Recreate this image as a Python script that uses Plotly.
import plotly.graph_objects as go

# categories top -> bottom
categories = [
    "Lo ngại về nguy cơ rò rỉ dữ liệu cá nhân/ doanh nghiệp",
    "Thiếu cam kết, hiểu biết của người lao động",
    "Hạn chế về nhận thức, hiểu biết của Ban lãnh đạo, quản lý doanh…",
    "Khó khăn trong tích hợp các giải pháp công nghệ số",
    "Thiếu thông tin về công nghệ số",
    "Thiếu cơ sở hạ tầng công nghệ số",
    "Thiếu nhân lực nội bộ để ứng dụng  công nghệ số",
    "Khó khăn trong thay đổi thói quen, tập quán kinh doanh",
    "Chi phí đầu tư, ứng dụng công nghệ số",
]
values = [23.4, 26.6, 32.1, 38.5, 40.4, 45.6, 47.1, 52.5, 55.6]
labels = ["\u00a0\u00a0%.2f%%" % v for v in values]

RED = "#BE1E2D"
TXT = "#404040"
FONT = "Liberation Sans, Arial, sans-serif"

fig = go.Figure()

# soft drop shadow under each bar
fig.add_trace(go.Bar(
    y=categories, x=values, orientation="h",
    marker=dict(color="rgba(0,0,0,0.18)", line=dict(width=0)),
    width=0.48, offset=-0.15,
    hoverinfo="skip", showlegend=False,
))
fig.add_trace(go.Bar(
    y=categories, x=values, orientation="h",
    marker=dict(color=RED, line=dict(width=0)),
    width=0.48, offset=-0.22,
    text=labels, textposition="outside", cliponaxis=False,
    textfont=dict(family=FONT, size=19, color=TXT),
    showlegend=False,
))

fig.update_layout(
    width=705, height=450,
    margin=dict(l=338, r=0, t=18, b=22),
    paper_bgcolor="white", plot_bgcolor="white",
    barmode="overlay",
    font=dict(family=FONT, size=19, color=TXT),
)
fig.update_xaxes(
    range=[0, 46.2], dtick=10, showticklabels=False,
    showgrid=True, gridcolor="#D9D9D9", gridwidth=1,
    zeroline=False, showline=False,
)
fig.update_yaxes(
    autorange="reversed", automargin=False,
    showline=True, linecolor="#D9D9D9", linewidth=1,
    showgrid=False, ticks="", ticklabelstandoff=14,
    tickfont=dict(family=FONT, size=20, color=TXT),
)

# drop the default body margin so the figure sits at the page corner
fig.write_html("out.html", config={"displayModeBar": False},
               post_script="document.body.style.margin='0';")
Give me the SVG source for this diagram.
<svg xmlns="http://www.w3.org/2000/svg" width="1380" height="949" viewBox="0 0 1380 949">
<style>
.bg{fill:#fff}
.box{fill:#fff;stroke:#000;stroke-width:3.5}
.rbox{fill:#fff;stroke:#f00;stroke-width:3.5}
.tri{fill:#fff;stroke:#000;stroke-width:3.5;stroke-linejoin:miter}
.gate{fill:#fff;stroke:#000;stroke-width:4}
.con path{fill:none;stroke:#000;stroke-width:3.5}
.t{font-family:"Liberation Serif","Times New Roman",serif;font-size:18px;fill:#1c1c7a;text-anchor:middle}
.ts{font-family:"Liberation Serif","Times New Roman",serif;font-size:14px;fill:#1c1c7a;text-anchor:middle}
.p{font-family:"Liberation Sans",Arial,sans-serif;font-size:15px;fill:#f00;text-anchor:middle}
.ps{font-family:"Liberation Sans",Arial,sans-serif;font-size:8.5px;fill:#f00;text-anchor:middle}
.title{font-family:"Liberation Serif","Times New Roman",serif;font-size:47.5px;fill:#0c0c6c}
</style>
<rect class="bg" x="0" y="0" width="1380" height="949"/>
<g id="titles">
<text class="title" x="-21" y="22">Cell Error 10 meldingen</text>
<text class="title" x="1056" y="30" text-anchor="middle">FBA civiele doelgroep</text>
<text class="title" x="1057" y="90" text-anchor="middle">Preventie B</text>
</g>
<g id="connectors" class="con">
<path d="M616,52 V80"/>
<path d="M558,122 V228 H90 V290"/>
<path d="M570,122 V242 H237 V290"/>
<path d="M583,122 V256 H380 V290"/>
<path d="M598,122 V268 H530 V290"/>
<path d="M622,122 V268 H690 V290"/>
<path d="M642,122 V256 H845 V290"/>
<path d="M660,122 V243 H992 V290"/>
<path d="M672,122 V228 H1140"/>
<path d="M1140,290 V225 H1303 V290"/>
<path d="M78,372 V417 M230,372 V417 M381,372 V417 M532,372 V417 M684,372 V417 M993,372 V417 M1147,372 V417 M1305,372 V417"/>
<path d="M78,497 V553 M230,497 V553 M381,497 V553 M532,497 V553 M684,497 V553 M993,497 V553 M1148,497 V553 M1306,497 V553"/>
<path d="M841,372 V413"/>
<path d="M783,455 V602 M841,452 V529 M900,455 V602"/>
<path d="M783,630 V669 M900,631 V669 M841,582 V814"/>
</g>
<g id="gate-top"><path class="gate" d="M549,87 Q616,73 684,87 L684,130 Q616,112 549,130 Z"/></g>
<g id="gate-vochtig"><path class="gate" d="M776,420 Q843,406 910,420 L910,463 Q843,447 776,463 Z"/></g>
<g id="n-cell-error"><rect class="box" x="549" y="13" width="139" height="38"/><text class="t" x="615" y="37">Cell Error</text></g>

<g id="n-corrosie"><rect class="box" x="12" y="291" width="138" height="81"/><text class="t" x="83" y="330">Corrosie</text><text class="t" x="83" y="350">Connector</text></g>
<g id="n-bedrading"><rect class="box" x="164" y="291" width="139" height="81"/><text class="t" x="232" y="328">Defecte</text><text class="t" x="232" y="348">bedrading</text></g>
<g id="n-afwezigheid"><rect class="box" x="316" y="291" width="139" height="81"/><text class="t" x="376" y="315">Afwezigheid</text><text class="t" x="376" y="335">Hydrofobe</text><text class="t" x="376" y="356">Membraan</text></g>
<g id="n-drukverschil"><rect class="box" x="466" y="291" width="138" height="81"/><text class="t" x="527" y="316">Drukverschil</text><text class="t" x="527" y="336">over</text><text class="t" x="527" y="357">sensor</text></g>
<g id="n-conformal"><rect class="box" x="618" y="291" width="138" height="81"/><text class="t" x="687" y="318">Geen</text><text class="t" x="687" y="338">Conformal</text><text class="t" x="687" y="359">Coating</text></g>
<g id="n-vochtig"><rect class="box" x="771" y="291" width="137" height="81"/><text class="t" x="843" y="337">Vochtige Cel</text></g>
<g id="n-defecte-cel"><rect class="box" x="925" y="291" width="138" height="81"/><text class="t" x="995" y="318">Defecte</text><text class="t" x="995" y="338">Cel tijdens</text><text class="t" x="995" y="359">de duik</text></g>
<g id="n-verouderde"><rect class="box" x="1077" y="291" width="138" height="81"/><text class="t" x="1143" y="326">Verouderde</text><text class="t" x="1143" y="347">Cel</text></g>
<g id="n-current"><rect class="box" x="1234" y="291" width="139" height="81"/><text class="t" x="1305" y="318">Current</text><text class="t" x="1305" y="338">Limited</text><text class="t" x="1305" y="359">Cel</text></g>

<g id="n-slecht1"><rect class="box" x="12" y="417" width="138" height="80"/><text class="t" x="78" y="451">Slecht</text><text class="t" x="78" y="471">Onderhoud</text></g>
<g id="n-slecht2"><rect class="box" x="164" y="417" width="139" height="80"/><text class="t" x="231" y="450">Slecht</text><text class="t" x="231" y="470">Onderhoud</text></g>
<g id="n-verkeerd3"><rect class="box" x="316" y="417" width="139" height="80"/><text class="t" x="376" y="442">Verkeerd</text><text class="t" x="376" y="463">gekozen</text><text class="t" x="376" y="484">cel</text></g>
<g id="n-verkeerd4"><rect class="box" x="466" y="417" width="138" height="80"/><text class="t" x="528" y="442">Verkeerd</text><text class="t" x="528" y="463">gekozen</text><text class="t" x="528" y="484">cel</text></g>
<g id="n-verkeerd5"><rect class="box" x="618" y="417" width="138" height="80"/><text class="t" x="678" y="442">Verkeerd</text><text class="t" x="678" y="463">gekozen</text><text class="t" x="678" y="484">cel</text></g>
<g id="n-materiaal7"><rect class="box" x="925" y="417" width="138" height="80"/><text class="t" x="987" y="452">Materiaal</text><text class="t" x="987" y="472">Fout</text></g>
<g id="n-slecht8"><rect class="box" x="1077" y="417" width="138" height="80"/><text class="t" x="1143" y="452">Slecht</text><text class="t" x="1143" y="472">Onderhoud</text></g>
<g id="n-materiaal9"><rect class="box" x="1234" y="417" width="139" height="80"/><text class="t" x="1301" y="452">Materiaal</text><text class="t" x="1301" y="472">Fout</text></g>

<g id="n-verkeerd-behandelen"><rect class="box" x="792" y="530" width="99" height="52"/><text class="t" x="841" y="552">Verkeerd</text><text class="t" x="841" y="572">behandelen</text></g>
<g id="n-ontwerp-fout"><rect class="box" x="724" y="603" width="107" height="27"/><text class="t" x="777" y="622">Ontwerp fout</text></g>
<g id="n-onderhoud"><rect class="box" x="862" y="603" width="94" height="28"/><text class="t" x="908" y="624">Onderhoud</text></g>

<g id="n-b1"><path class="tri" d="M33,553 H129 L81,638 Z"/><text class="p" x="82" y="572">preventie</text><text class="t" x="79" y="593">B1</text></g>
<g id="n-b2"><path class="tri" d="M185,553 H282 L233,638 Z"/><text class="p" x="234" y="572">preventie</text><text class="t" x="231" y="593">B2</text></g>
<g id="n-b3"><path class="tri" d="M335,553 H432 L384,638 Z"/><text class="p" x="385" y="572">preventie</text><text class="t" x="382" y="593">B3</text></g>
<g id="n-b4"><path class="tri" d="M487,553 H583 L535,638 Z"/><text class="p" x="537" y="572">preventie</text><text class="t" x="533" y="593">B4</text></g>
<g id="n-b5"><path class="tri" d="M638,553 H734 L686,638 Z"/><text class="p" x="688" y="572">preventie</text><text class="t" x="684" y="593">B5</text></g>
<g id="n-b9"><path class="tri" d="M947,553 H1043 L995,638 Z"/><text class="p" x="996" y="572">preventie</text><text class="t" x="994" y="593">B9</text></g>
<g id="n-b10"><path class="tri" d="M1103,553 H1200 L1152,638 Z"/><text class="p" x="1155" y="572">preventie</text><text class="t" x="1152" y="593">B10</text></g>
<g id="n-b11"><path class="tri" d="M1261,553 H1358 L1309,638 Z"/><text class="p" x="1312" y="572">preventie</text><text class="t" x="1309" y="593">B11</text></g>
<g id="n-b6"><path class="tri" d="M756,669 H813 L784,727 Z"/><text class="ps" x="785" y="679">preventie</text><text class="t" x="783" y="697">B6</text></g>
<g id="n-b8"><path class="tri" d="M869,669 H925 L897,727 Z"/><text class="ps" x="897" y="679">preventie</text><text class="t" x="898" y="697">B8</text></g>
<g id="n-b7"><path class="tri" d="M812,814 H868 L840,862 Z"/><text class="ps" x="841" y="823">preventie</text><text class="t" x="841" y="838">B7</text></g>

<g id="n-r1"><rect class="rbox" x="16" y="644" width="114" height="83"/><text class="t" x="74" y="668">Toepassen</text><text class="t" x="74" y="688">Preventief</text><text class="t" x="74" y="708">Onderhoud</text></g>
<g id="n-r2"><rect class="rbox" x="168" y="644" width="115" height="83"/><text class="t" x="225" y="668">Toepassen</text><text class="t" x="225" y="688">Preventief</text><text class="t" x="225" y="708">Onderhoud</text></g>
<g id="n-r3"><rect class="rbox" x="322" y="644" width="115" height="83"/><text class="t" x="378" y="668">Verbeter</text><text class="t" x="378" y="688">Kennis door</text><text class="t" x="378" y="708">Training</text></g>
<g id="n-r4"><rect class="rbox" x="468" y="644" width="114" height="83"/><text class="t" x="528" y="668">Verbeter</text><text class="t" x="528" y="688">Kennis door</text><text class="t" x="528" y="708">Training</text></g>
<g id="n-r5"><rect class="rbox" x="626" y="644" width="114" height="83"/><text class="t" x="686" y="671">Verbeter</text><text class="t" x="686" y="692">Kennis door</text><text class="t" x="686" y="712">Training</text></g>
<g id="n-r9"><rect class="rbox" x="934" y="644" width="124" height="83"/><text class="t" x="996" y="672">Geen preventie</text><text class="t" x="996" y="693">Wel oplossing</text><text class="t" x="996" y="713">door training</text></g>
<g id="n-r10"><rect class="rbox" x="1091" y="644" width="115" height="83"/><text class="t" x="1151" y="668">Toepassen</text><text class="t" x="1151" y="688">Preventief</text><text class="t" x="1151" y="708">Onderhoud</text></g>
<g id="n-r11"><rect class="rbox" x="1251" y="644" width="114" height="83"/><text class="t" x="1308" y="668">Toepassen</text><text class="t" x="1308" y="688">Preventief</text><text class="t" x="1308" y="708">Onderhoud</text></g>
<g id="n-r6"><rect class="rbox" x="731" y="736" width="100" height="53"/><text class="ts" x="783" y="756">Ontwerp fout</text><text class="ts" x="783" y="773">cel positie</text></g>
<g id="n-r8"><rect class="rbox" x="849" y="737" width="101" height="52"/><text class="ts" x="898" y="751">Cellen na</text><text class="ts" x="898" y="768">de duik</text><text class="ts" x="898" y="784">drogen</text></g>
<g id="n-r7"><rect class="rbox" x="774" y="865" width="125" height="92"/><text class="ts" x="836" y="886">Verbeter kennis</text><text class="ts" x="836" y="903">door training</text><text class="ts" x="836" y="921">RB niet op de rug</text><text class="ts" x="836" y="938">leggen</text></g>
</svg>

> GOAL OF THE EXERCISE: Look at the material above and copy, word for word, its lines from the first through the one containing "import plotly.graph_objects as go".

> TASK RESPONSE:
Recreate this image as a Python script that uses Plotly.
import plotly.graph_objects as go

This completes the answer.